Task goal
Return the complete listing that follows, with each line reproduced exactly.

***** Data provided

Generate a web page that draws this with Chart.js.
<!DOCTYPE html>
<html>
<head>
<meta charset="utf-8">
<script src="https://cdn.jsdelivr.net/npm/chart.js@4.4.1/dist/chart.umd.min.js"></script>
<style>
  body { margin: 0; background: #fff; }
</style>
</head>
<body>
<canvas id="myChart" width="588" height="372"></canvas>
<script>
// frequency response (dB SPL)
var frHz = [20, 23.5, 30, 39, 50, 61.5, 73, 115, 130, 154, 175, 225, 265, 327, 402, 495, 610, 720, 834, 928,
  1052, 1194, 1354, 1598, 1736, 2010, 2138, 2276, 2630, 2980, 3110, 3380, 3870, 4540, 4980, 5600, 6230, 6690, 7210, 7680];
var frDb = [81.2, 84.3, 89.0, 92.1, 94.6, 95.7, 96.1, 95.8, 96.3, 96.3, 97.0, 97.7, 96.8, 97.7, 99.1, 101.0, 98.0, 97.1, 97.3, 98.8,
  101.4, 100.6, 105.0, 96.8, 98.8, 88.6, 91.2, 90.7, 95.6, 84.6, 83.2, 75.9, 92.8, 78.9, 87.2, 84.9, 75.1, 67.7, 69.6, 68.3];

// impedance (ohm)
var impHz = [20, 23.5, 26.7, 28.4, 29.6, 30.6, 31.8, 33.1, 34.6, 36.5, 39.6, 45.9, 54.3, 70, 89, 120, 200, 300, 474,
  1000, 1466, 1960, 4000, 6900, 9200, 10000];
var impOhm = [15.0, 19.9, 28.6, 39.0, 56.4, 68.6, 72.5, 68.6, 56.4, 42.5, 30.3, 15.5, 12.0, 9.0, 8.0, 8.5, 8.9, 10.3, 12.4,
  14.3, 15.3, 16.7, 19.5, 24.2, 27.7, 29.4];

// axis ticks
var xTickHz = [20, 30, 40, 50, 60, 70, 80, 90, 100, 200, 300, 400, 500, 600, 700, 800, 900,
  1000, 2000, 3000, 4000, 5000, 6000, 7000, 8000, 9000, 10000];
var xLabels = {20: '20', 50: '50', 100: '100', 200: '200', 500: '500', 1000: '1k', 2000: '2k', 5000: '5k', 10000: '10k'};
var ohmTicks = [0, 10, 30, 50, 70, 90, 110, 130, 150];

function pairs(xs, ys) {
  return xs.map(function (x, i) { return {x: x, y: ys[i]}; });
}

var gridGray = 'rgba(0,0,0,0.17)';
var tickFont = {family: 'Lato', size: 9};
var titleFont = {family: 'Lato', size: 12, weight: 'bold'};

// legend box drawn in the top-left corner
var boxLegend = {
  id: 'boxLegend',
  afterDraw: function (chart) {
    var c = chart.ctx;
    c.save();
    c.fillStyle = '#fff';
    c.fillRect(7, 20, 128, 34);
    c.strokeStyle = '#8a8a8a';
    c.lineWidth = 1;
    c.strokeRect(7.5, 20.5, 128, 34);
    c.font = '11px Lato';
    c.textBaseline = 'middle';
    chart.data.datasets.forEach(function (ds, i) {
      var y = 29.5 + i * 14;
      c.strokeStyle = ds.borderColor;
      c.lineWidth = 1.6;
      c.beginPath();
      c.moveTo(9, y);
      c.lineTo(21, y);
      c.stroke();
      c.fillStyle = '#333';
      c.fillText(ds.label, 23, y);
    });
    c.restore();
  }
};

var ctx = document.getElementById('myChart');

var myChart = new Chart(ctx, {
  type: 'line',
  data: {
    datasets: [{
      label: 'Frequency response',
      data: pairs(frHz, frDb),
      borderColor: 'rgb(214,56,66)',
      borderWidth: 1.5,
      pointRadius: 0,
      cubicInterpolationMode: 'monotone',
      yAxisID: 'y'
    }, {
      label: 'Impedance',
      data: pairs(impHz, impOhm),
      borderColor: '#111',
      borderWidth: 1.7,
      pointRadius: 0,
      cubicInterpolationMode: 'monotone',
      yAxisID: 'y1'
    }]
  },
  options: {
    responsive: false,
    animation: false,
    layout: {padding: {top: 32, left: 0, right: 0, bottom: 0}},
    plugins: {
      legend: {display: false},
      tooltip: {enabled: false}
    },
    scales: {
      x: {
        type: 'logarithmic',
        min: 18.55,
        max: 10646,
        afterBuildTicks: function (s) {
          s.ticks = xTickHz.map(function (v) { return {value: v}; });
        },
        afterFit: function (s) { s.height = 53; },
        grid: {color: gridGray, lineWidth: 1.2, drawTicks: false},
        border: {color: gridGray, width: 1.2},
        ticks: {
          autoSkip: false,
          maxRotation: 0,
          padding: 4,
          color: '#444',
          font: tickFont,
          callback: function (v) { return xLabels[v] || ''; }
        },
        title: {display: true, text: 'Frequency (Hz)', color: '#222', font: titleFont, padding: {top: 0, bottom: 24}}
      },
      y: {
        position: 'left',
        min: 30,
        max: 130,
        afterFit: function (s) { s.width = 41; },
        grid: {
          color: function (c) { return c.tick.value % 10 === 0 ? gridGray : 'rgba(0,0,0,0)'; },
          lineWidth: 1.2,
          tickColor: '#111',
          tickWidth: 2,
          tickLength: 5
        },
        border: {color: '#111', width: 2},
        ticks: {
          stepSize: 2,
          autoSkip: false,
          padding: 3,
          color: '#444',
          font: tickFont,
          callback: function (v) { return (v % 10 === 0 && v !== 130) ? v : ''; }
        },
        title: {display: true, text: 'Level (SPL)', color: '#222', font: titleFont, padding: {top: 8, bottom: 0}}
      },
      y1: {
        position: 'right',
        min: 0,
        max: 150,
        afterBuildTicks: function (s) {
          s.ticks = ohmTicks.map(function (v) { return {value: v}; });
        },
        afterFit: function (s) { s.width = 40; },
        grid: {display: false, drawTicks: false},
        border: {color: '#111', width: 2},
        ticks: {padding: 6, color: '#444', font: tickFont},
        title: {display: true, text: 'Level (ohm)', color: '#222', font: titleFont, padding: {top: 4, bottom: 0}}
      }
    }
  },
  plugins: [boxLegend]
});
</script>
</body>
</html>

**********

Exercise result
Generate a web page that draws this with Chart.js.
<!DOCTYPE html>
<html>
<head>
<meta charset="utf-8">
<script src="https://cdn.jsdelivr.net/npm/chart.js@4.4.1/dist/chart.umd.min.js"></script>
<style>
  body { margin: 0; background: #fff; }
</style>
</head>
<body>
<canvas id="myChart" width="588" height="372"></canvas>
<script>
// frequency response (dB SPL)
var frHz = [20, 23.5, 30, 39, 50, 61.5, 73, 115, 130, 154, 175, 225, 265, 327, 402, 495, 610, 720, 834, 928,
  1052, 1194, 1354, 1598, 1736, 2010, 2138, 2276, 2630, 2980, 3110, 3380, 3870, 4540, 4980, 5600, 6230, 6690, 7210, 7680];
var frDb = [81.2, 84.3, 89.0, 92.1, 94.6, 95.7, 96.1, 95.8, 96.3, 96.3, 97.0, 97.7, 96.8, 97.7, 99.1, 101.0, 98.0, 97.1, 97.3, 98.8,
  101.4, 100.6, 105.0, 96.8, 98.8, 88.6, 91.2, 90.7, 95.6, 84.6, 83.2, 75.9, 92.8, 78.9, 87.2, 84.9, 75.1, 67.7, 69.6, 68.3];

// impedance (ohm)
var impHz = [20, 23.5, 26.7, 28.4, 29.6, 30.6, 31.8, 33.1, 34.6, 36.5, 39.6, 45.9, 54.3, 70, 89, 120, 200, 300, 474,
  1000, 1466, 1960, 4000, 6900, 9200, 10000];
var impOhm = [15.0, 19.9, 28.6, 39.0, 56.4, 68.6, 72.5, 68.6, 56.4, 42.5, 30.3, 15.5, 12.0, 9.0, 8.0, 8.5, 8.9, 10.3, 12.4,
  14.3, 15.3, 16.7, 19.5, 24.2, 27.7, 29.4];

// axis ticks
var xTickHz = [20, 30, 40, 50, 60, 70, 80, 90, 100, 200, 300, 400, 500, 600, 700, 800, 900,
  1000, 2000, 3000, 4000, 5000, 6000, 7000, 8000, 9000, 10000];
var xLabels = {20: '20', 50: '50', 100: '100', 200: '200', 500: '500', 1000: '1k', 2000: '2k', 5000: '5k', 10000: '10k'};
var ohmTicks = [0, 10, 30, 50, 70, 90, 110, 130, 150];

function pairs(xs, ys) {
  return xs.map(function (x, i) { return {x: x, y: ys[i]}; });
}

var gridGray = 'rgba(0,0,0,0.17)';
var tickFont = {family: 'Lato', size: 9};
var titleFont = {family: 'Lato', size: 12, weight: 'bold'};

// legend box drawn in the top-left corner
var boxLegend = {
  id: 'boxLegend',
  afterDraw: function (chart) {
    var c = chart.ctx;
    c.save();
    c.fillStyle = '#fff';
    c.fillRect(7, 20, 128, 34);
    c.strokeStyle = '#8a8a8a';
    c.lineWidth = 1;
    c.strokeRect(7.5, 20.5, 128, 34);
    c.font = '11px Lato';
    c.textBaseline = 'middle';
    chart.data.datasets.forEach(function (ds, i) {
      var y = 29.5 + i * 14;
      c.strokeStyle = ds.borderColor;
      c.lineWidth = 1.6;
      c.beginPath();
      c.moveTo(9, y);
      c.lineTo(21, y);
      c.stroke();
      c.fillStyle = '#333';
      c.fillText(ds.label, 23, y);
    });
    c.restore();
  }
};

var ctx = document.getElementById('myChart');

var myChart = new Chart(ctx, {
  type: 'line',
  data: {
    datasets: [{
      label: 'Frequency response',
      data: pairs(frHz, frDb),
      borderColor: 'rgb(214,56,66)',
      borderWidth: 1.5,
      pointRadius: 0,
      cubicInterpolationMode: 'monotone',
      yAxisID: 'y'
    }, {
      label: 'Impedance',
      data: pairs(impHz, impOhm),
      borderColor: '#111',
      borderWidth: 1.7,
      pointRadius: 0,
      cubicInterpolationMode: 'monotone',
      yAxisID: 'y1'
    }]
  },
  options: {
    responsive: false,
    animation: false,
    layout: {padding: {top: 32, left: 0, right: 0, bottom: 0}},
    plugins: {
      legend: {display: false},
      tooltip: {enabled: false}
    },
    scales: {
      x: {
        type: 'logarithmic',
        min: 18.55,
        max: 10646,
        afterBuildTicks: function (s) {
          s.ticks = xTickHz.map(function (v) { return {value: v}; });
        },
        afterFit: function (s) { s.height = 53; },
        grid: {color: gridGray, lineWidth: 1.2, drawTicks: false},
        border: {color: gridGray, width: 1.2},
        ticks: {
          autoSkip: false,
          maxRotation: 0,
          padding: 4,
          color: '#444',
          font: tickFont,
          callback: function (v) { return xLabels[v] || ''; }
        },
        title: {display: true, text: 'Frequency (Hz)', color: '#222', font: titleFont, padding: {top: 0, bottom: 24}}
      },
      y: {
        position: 'left',
        min: 30,
        max: 130,
        afterFit: function (s) { s.width = 41; },
        grid: {
          color: function (c) { return c.tick.value % 10 === 0 ? gridGray : 'rgba(0,0,0,0)'; },
          lineWidth: 1.2,
          tickColor: '#111',
          tickWidth: 2,
          tickLength: 5
        },
        border: {color: '#111', width: 2},
        ticks: {
          stepSize: 2,
          autoSkip: false,
          padding: 3,
          color: '#444',
          font: tickFont,
          callback: function (v) { return (v % 10 === 0 && v !== 130) ? v : ''; }
        },
        title: {display: true, text: 'Level (SPL)', color: '#222', font: titleFont, padding: {top: 8, bottom: 0}}
      },
      y1: {
        position: 'right',
        min: 0,
        max: 150,
        afterBuildTicks: function (s) {
          s.ticks = ohmTicks.map(function (v) { return {value: v}; });
        },
        afterFit: function (s) { s.width = 40; },
        grid: {display: false, drawTicks: false},
        border: {color: '#111', width: 2},
        ticks: {padding: 6, color: '#444', font: tickFont},
        title: {display: true, text: 'Level (ohm)', color: '#222', font: titleFont, padding: {top: 4, bottom: 0}}
      }
    }
  },
  plugins: [boxLegend]
});
</script>
</body>
</html>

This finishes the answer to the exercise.